TASK REQUIREMENTS >> Only the lines from the start of the data through the line containing "from matplotlib.ticker import MultipleLocator" should be written out, exactly as they are, with both ends included and the pictures left out.

◇ ◇ ◇ ◇ ◇ ◇ ◇

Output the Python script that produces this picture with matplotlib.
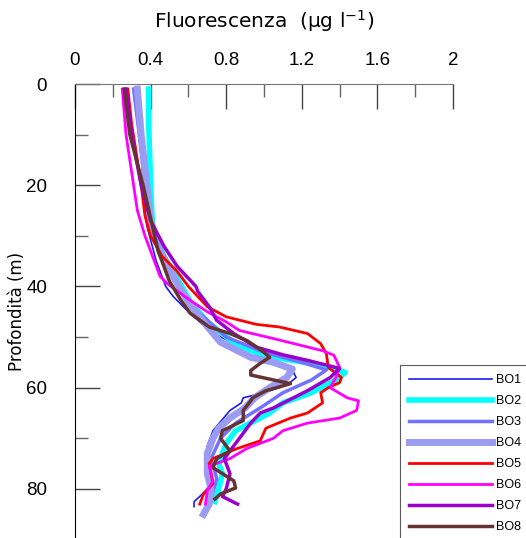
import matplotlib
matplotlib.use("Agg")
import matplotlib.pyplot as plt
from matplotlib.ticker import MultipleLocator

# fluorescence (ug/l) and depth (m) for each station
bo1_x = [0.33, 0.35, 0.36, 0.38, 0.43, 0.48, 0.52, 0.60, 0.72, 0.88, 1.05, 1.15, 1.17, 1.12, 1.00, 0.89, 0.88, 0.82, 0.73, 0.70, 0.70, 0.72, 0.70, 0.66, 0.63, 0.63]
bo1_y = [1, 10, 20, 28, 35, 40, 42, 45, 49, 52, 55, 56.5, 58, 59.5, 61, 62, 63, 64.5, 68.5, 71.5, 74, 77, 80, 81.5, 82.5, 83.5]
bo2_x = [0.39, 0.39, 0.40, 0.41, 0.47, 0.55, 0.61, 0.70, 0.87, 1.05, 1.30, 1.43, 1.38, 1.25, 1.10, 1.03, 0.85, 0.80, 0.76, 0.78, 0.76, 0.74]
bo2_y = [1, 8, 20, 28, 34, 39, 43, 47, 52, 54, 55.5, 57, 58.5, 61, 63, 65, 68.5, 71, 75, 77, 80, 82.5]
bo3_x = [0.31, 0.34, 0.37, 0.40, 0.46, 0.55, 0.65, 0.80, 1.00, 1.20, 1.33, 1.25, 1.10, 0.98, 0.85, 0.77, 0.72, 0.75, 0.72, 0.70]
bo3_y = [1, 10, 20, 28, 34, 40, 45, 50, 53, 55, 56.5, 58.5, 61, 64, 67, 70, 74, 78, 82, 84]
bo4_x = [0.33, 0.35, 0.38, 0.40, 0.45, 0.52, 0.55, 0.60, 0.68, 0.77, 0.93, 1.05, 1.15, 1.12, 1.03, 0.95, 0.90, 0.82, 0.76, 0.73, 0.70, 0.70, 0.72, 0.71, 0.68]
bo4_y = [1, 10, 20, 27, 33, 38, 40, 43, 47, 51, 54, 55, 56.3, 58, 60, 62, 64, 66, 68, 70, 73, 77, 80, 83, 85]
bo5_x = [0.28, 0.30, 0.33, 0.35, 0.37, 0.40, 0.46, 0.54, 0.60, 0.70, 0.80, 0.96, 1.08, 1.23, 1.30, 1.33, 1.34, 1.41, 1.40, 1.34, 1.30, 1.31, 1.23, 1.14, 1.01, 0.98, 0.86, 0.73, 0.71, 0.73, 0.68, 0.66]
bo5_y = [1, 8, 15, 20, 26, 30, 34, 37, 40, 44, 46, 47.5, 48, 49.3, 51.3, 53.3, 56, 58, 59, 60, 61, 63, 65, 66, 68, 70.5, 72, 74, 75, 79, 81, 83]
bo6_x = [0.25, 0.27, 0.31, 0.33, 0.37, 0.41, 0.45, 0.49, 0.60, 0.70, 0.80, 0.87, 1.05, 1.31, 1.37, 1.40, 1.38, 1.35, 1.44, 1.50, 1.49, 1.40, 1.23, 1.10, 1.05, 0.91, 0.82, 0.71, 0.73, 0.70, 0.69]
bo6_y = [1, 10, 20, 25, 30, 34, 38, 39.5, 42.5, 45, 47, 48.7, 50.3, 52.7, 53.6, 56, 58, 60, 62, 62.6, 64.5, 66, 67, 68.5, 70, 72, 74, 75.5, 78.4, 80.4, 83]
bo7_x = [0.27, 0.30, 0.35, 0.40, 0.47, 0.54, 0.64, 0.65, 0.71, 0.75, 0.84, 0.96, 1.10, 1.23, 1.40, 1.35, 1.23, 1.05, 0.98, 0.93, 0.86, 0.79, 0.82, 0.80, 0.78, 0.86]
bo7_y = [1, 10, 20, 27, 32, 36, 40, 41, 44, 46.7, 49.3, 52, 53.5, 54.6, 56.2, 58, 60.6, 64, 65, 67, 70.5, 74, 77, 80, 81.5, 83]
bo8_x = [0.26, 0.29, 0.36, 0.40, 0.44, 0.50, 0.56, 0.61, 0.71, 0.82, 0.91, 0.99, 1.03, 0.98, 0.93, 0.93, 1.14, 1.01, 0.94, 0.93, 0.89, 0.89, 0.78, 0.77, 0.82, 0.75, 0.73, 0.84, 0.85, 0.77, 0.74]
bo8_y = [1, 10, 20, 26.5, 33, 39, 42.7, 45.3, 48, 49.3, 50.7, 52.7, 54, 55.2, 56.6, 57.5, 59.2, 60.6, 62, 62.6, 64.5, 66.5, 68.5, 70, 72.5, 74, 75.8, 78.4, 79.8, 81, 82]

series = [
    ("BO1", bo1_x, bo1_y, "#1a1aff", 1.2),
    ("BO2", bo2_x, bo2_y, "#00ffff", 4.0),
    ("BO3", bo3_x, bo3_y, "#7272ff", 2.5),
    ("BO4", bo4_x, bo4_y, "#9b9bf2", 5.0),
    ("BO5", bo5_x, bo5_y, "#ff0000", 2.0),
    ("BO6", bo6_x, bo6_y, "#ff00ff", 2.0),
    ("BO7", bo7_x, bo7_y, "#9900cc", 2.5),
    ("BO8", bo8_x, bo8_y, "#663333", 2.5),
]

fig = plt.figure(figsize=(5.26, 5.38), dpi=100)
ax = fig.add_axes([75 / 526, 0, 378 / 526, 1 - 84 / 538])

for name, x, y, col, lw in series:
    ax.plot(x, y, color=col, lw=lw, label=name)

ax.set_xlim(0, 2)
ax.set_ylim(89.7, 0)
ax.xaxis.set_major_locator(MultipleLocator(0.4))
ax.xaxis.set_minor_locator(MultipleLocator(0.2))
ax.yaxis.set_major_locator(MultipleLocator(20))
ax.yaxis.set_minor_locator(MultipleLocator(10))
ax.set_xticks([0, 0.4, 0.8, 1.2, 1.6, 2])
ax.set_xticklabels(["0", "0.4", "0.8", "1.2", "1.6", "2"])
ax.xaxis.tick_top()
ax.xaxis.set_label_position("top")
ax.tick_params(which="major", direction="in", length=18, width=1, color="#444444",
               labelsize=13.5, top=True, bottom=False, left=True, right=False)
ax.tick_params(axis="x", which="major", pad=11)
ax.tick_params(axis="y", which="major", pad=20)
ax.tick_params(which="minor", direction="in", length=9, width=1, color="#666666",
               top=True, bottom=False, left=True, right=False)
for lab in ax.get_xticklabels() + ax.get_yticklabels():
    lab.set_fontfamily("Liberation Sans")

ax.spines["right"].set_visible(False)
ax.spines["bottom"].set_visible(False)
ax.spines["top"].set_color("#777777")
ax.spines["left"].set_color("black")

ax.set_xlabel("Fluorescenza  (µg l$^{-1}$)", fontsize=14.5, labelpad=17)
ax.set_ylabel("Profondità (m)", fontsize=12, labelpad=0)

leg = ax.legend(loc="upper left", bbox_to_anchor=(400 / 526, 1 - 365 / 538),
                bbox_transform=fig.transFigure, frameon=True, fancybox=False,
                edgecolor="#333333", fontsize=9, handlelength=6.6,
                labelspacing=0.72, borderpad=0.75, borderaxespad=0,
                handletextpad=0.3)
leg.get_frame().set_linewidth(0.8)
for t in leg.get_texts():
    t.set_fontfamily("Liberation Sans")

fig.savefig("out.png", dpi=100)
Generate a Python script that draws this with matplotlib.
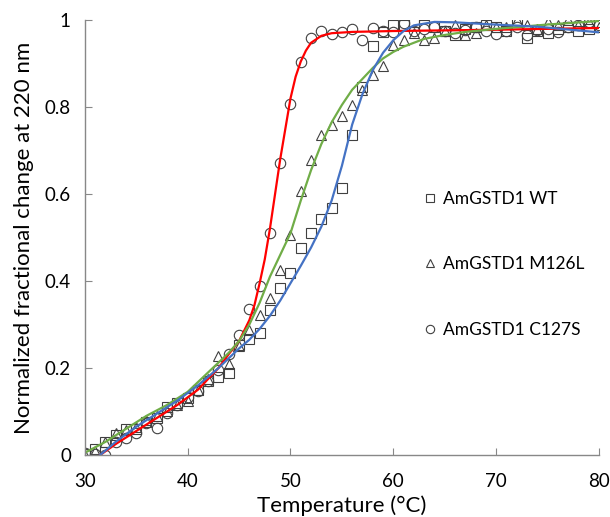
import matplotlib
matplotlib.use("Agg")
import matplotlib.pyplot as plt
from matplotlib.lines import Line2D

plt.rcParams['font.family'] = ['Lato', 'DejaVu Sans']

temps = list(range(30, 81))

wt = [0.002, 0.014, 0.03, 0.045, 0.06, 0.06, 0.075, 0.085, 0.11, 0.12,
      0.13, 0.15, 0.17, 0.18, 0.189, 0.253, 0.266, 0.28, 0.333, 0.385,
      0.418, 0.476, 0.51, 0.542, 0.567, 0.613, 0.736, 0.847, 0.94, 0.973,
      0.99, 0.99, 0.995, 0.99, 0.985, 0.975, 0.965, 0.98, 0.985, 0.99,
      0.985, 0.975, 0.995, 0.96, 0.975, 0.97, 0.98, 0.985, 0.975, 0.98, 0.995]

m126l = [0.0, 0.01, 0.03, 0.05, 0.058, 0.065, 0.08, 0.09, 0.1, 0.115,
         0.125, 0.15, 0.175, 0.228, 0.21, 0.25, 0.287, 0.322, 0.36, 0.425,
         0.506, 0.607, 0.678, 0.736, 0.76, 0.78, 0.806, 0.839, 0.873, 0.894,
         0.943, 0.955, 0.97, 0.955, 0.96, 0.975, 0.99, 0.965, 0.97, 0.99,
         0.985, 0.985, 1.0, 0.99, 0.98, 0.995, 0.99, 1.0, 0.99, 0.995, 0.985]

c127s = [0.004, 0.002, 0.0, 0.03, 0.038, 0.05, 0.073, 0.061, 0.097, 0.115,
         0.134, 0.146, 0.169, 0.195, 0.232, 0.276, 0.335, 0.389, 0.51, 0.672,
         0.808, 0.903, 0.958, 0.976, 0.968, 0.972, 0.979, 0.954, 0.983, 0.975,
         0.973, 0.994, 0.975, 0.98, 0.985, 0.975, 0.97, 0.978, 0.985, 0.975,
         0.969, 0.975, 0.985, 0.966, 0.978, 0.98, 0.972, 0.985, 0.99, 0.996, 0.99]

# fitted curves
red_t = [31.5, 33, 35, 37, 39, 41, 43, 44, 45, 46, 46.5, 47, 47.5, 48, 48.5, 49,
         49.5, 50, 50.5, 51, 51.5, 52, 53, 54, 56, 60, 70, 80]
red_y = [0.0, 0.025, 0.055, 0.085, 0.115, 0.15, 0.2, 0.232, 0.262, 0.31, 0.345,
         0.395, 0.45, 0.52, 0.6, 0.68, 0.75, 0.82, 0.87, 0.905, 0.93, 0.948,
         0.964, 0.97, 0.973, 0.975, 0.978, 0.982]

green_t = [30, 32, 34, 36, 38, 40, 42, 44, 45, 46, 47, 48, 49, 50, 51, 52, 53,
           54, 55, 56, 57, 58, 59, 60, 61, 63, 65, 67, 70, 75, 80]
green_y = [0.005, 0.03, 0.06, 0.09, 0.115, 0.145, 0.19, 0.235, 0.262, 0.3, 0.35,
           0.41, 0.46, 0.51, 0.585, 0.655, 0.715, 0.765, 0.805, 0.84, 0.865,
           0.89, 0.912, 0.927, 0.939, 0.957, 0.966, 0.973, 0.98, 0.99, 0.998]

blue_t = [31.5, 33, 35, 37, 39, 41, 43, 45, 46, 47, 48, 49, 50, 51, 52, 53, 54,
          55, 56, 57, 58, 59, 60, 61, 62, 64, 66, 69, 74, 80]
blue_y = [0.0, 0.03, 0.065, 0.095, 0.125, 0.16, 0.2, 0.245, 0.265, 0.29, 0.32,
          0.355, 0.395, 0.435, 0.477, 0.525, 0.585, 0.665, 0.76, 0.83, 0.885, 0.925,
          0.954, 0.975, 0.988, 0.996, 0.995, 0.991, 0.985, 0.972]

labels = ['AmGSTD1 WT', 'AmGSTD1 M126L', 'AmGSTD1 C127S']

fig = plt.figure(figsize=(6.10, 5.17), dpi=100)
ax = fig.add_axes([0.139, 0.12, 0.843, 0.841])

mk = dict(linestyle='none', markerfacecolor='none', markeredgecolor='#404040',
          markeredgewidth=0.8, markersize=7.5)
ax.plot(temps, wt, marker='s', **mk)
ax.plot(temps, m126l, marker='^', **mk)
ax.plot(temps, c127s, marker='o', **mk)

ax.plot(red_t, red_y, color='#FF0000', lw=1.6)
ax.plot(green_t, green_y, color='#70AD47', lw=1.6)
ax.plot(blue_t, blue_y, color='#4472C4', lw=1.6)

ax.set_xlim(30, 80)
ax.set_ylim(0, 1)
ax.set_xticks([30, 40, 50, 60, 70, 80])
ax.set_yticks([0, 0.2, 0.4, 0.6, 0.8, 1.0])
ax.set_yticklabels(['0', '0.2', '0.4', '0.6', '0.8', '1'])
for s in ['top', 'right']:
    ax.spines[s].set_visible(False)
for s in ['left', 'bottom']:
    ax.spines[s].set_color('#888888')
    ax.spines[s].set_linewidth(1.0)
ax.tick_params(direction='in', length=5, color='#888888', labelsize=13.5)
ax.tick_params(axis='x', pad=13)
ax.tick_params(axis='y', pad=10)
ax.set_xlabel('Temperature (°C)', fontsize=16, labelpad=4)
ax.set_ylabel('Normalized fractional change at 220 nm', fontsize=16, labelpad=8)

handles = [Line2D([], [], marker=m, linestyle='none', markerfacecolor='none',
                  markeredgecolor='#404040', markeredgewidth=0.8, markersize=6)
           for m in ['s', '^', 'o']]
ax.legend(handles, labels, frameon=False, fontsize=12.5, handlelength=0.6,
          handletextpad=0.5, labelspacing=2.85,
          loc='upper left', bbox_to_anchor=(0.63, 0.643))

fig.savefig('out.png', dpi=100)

◇ ◇ ◇ ◇ ◇ ◇ ◇

RESULT FOR THIS EXERCISE >>
Output the Python script that produces this picture with matplotlib.
import matplotlib
matplotlib.use("Agg")
import matplotlib.pyplot as plt
from matplotlib.ticker import MultipleLocator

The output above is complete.